First off is the cost per soldier. For simplicity's sake I'll round it up to 110,000cr per soldier. Going off
past estimations the Systems Alliance Military (SAM) has roughly twelve million soldiers at any time.
As I calculated over here supporting a standing twelve million soldiers and training 2.4 million new soldiers every year costs about three trillion and 840 billion respectively each year for a combined yearly cost of 3,840 billion credits.
While we don't know how many ships the Alliance has right now it's reasonable to assume they have at least five of their eight fleets going by the descriptions for each fleet on the wiki.
Each fleet has a dreadnaught heading it and an unknown number of other ships.
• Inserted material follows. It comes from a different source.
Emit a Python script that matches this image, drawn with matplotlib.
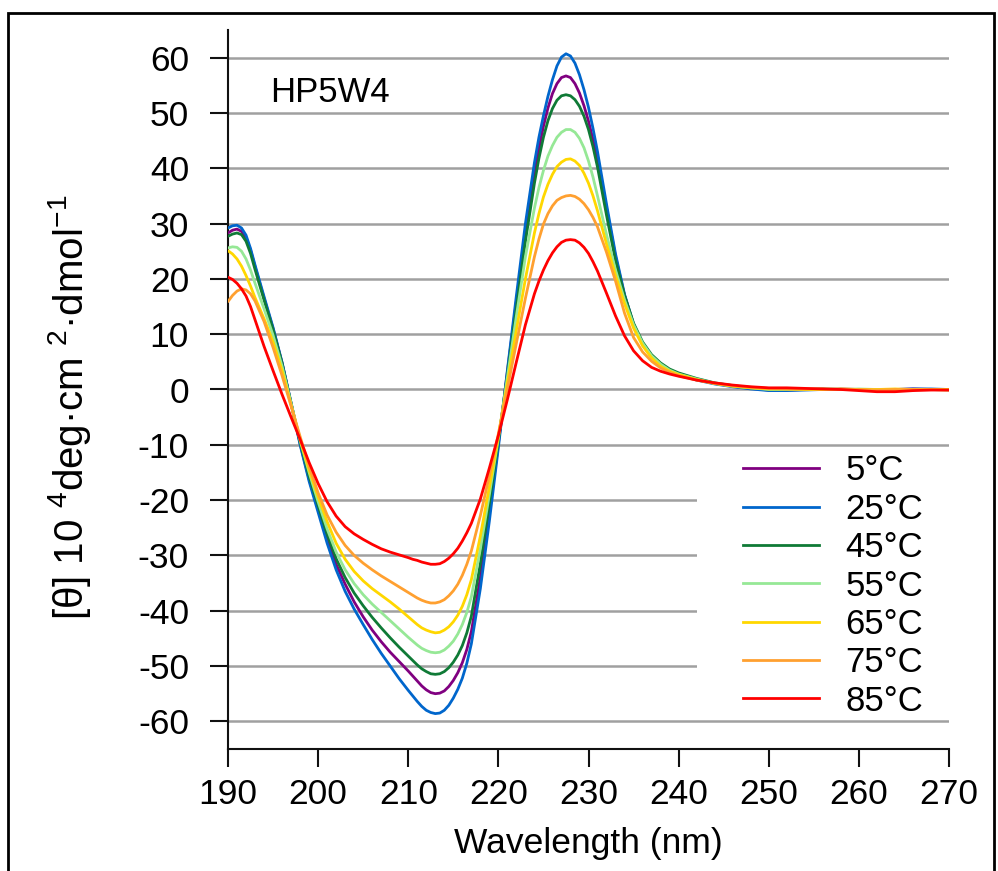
import matplotlib
matplotlib.use("Agg")
import matplotlib.pyplot as plt
from matplotlib.patches import Rectangle
from matplotlib.lines import Line2D

plt.rcParams['font.family'] = ['Liberation Sans', 'DejaVu Sans']
plt.rcParams['mathtext.fontset'] = 'custom'
plt.rcParams['mathtext.rm'] = 'Liberation Sans'
plt.rcParams['mathtext.it'] = 'Liberation Sans'
plt.rcParams['mathtext.default'] = 'regular'

# ---------------- data ----------------
wavelength = ([190, 190.5, 191, 191.5, 192, 192.5, 193]
              + list(range(194, 211))
              + [210.5, 211, 211.5, 212, 212.5, 213, 213.5, 214, 214.5, 215, 215.5, 216, 216.5, 217]
              + list(range(218, 225))
              + [224.5, 225, 225.5, 226, 226.5, 227, 227.5, 228, 228.5, 229, 229.5, 230, 230.5, 231]
              + list(range(232, 241))
              + list(range(242, 271, 2)))

t5 = [28.3, 28.8, 29.0, 28.6, 27.4, 25.2, 22.2,
      16.5, 11.0, 4.8, -2.5, -9.8, -16.2, -21.7, -27.0, -31.6, -35.2, -38.4, -41.1, -43.5, -45.6, -47.5, -49.2, -50.9,
      -51.8, -52.7, -53.6, -54.3, -54.8, -55.0, -54.9, -54.5, -53.7, -52.6, -51.2, -49.4, -47.0, -43.8,
      -34.0, -22.3, -9.8, 3.2, 16.0, 28.3, 39.0,
      43.6, 47.6, 50.9, 53.5, 55.3, 56.4, 56.7, 56.4, 55.3, 53.6, 51.3, 48.5, 45.2, 41.4,
      32.8, 24.0, 17.0, 11.7, 8.1, 5.9, 4.4, 3.4, 2.8,
      1.8, 1.1, 0.6, 0.2, -0.1, -0.1, 0.0, 0.0, 0.1, 0.0, -0.1, 0.0, 0.1, 0.0, 0.0]

t25 = [29.2, 29.6, 29.7, 29.2, 27.9, 25.5, 22.5,
       16.8, 11.2, 4.9, -2.4, -10.0, -16.6, -22.2, -27.8, -32.6, -36.5, -39.7, -42.5, -45.2, -47.7, -50.0, -52.3, -54.4,
       -55.4, -56.4, -57.3, -58.0, -58.4, -58.6, -58.5, -58.0, -57.1, -55.8, -54.2, -52.2, -49.5, -46.0,
       -36.0, -23.8, -10.5, 3.5, 17.0, 30.0, 41.0,
       45.6, 49.5, 53.0, 56.0, 58.5, 60.1, 60.7, 60.3, 59.0, 56.9, 54.2, 51.0, 47.2, 43.0,
       33.5, 24.5, 17.2, 11.8, 8.2, 5.9, 4.4, 3.4, 2.7,
       1.7, 1.0, 0.5, 0.1, -0.2, -0.2, -0.1, 0.0, 0.0, 0.0, 0.0, 0.0, 0.1, 0.1, 0.0]

t45 = [27.7, 28.1, 28.3, 28.0, 26.8, 24.6, 21.7,
       16.2, 10.8, 4.7, -2.5, -9.5, -15.7, -21.0, -26.2, -30.6, -34.0, -36.8, -39.1, -41.2, -43.1, -44.9, -46.6, -48.2,
       -49.0, -49.8, -50.5, -51.0, -51.4, -51.5, -51.4, -51.0, -50.3, -49.3, -48.0, -46.3, -44.0, -41.0,
       -31.5, -20.6, -9.3, 2.6, 14.8, 26.8, 37.3,
       41.8, 45.6, 48.6, 50.8, 52.3, 53.1, 53.3, 53.1, 52.4, 51.2, 49.4, 47.0, 43.9, 40.2,
       31.5, 23.3, 17.0, 12.0, 8.6, 6.3, 4.8, 3.7, 3.0,
       2.0, 1.2, 0.7, 0.3, 0.1, 0.0, 0.0, 0.1, 0.0, 0.0, -0.1, 0.0, 0.0, 0.0, 0.0]

t55 = [25.6, 25.8, 25.7, 25.0, 23.6, 21.6, 19.2,
       14.6, 9.8, 4.2, -2.5, -9.2, -15.0, -20.3, -25.2, -29.4, -32.6, -35.1, -37.1, -38.8, -40.3, -41.8, -43.3, -44.8,
       -45.5, -46.2, -46.8, -47.2, -47.5, -47.6, -47.5, -47.1, -46.4, -45.5, -44.2, -42.5, -40.3, -37.5,
       -28.8, -19.0, -8.8, 2.2, 13.3, 24.0, 32.8,
       36.5, 39.6, 42.2, 44.1, 45.6, 46.5, 47.0, 47.0, 46.5, 45.4, 43.7, 41.3, 38.4, 35.0,
       28.0, 21.6, 16.2, 11.7, 8.4, 6.1, 4.6, 3.5, 2.8,
       1.9, 1.1, 0.6, 0.3, 0.0, 0.0, 0.0, 0.0, 0.0, 0.1, 0.0, 0.0, 0.0, 0.0, -0.1]

t65 = [25.1, 24.5, 23.6, 22.3, 20.6, 18.7, 16.6,
       12.8, 8.6, 3.4, -2.8, -9.0, -14.5, -19.4, -23.9, -27.8, -30.7, -32.9, -34.6, -36.0, -37.2, -38.4, -39.7, -41.1,
       -41.8, -42.5, -43.1, -43.5, -43.8, -44.0, -43.9, -43.5, -42.9, -42.0, -40.8, -39.2, -37.1, -34.4,
       -26.5, -17.6, -8.5, 1.2, 10.8, 20.0, 28.3,
       31.8, 34.8, 37.1, 38.9, 40.3, 41.1, 41.6, 41.7, 41.3, 40.5, 39.1, 37.3, 35.0, 32.3,
       26.3, 20.6, 15.5, 11.1, 7.9, 5.7, 4.2, 3.3, 2.7,
       1.8, 1.1, 0.6, 0.3, 0.1, 0.1, 0.0, 0.0, 0.1, 0.0, 0.0, 0.1, 0.0, 0.0, 0.0]

t75 = [15.9, 17.0, 17.8, 18.2, 18.0, 17.3, 16.0,
       12.3, 7.6, 2.5, -3.0, -8.5, -13.9, -18.7, -22.7, -25.8, -28.2, -30.0, -31.4, -32.6, -33.7, -34.7, -35.7, -36.7,
       -37.2, -37.7, -38.1, -38.4, -38.6, -38.6, -38.4, -38.0, -37.3, -36.4, -35.2, -33.6, -31.6, -29.2,
       -22.8, -15.6, -8.0, 0.2, 8.4, 16.5, 24.0,
       27.2, 29.9, 31.8, 33.2, 34.2, 34.7, 35.0, 35.1, 34.9, 34.4, 33.6, 32.5, 31.1, 29.4,
       24.8, 19.6, 13.8, 9.4, 6.8, 5.1, 3.9, 3.1, 2.5,
       1.7, 1.1, 0.7, 0.4, 0.2, 0.1, 0.1, 0.1, 0.0, 0.0, -0.1, 0.0, 0.0, 0.0, -0.1]

t85 = [20.3, 19.9, 19.2, 18.2, 16.9, 15.0, 12.6,
       7.8, 3.4, -0.9, -5.0, -9.0, -13.2, -17.0, -20.3, -22.9, -24.8, -26.1, -27.1, -28.0, -28.8, -29.4, -29.9, -30.4,
       -30.7, -30.9, -31.2, -31.4, -31.6, -31.6, -31.5, -31.1, -30.5, -29.7, -28.7, -27.4, -25.9, -24.2,
       -19.8, -14.2, -8.3, -1.8, 5.0, 11.7, 17.3,
       19.6, 21.6, 23.3, 24.7, 25.8, 26.6, 27.0, 27.1, 27.0, 26.5, 25.7, 24.6, 23.1, 21.4,
       17.4, 13.3, 9.7, 7.0, 5.2, 4.0, 3.3, 2.8, 2.4,
       1.7, 1.2, 0.8, 0.5, 0.3, 0.3, 0.2, 0.1, 0.0, -0.2, -0.4, -0.4, -0.2, -0.1, -0.1]

series_labels = ['5°C', '25°C', '45°C', '55°C', '65°C', '75°C', '85°C']
series_values = [t5, t25, t45, t55, t65, t75, t85]
series_colors = ['#800080', '#0066cc', '#0f7a36', '#96e896', '#ffd700', '#ffa030', '#ff0000']

x_ticks = list(range(190, 271, 10))
y_ticks = list(range(-60, 61, 10))

# ---------------- figure ----------------
fig = plt.figure(figsize=(9.98, 8.71), dpi=100)
ax = fig.add_axes([228 / 998, 1 - 749 / 871, (949 - 228) / 998, (749 - 30) / 871])

for vals, col, lab in zip(series_values, series_colors, series_labels):
    ax.plot(wavelength, vals, color=col, lw=2.0, label=lab, zorder=3,
            solid_joinstyle='round', solid_capstyle='round')

ax.set_xlim(190, 270)
ax.set_ylim(-65, 65)
ax.set_xticks(x_ticks)
ax.set_yticks(y_ticks)
ax.set_xticklabels([str(v) for v in x_ticks])
ax.set_yticklabels([str(v) for v in y_ticks])

ax.set_axisbelow(True)
ax.yaxis.grid(True, color='#a0a0a0', lw=1.8)
ax.xaxis.grid(False)

for s in ['top', 'right']:
    ax.spines[s].set_visible(False)
for s in ['left', 'bottom']:
    ax.spines[s].set_linewidth(1.5)
    ax.spines[s].set_color('#111111')

ax.tick_params(axis='both', direction='out', length=13, width=1.5, color='#111111',
               labelsize=25.5)
ax.tick_params(axis='y', pad=15)
ax.tick_params(axis='x', pad=8)

# white area behind the legend
ax.add_patch(Rectangle((242, -56.5), 28, 42, facecolor='white', edgecolor='none',
                       zorder=1))

handles = [Line2D([], [], color=c, lw=2.0) for c in series_colors]
ax.legend(handles, series_labels, loc='center left',
          bbox_to_anchor=((743 - 228) / 721, (749 - 586) / 719),
          frameon=False, fontsize=25, handlelength=2.2, handletextpad=0.75,
          labelspacing=0.155, borderpad=0, borderaxespad=0)

ax.text(42 / 721, (749 - 102) / 719, 'HP5W4', transform=ax.transAxes,
        fontsize=25, ha='left', va='baseline')

fig.text(588.5 / 998, 1 - 853 / 871, 'Wavelength (nm)', fontsize=25.5,
         ha='center', va='baseline')
fig.text(70 / 998, 1 - 407 / 871,
         '[θ] 10 $^{4}$deg·cm $^{2}$·dmol$^{\u2212 1}$',
         fontsize=29, rotation=90, ha='center', va='center')

fig.patches.append(Rectangle((8 / 998, -0.05), (994 - 8) / 998, 1.05 - 13 / 871,
                             transform=fig.transFigure, fill=False,
                             edgecolor='black', lw=2.0))

fig.savefig('out.png', dpi=100)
So I'm just going to fall back on the out of date Fleets tab:
Carriers - 12
Crusiers (Heavy) - 56
Crusiers (Light) - 448
Frigates - 1,008
Fighters - 64,000+
At 10% of their build cost per year in maintenance, as mentioned in one of your earlier posts, that puts the costs at:
Dreadnaughts - 5 * 0.1 * 20,592,680,000,000
Carriers - 12 * 0.1 * 20,592,680,000,000 * 0.5
Crusiers (Heavy) - 56 * 0.1 *13,795,770,000,000
Crusiers (Light) - 448 * 0.1 * 2,573,960,000,000
Frigates - 1,008 * 0.1 * 40,390,000,000
Fighters - 64,000 * 0.1 * 100,000,000
I'm assuming the fighters are all Scimitars for simplicity. This comes out to:
Dreadnaughts - 10,296,340,000,000
Carriers - 12,355,608,000,000
Crusiers (Heavy) - 77,256,312,000,000
Crusiers (Light) - 115,313,408,000,000
Frigates - 4,071,312,000,000
Fighters - 640,000,000,000
Total = 219,932,980,000,000cr
So the Alliance is looking at ~220
trillion credits in maintenance every year with their current fleet.
Damn!
Admittedly that is only 15% of their budget but
still...
So I'm thinking their budget would end up been something along the lines of:
Maintenance - 15%
Operations - 30%
R&D - 15%
Procurement - 35%
Other - 5%
So at 35% of 1458 trillion the Alliance has 510 trillion to spend on procurement each year.
Assuming they keep to a ratio of 1:9:18 for HC:LC:FR then the could buy:
36 Heavy Cruisers, 324 Light Cruisers, and 648 Frigates per year.
Those numbers do seem rather high. More math is clearly required.
*I'm really stating to hate it.
Everyone does.
These are reasonable enough I think that x10 cover a lot of differences between a sub and spaceship. The space shuttle is only about half as long and cost 1.7 billion a pop. I shall take the numbers under consideration, though we'll have to drop the GDP and or procurement budgets as if we us these as I'll get to in a quote. Still means cores cost a mint and are over 50% of a ship's value. Pirate would want to take ships not cargo or passengers barring VIPs.
Assuming of course that they are hitting Warships. Eezo load outs on civilian ships would be a hell of a lot lower.
You know. I'm starting to think we should just ignore the whole 120 billion credit core, or rather just assume it's an extreme outlier due to R&D focuses on seeing what they can do rather then cost efficiency, and just pick more reasonable numbers.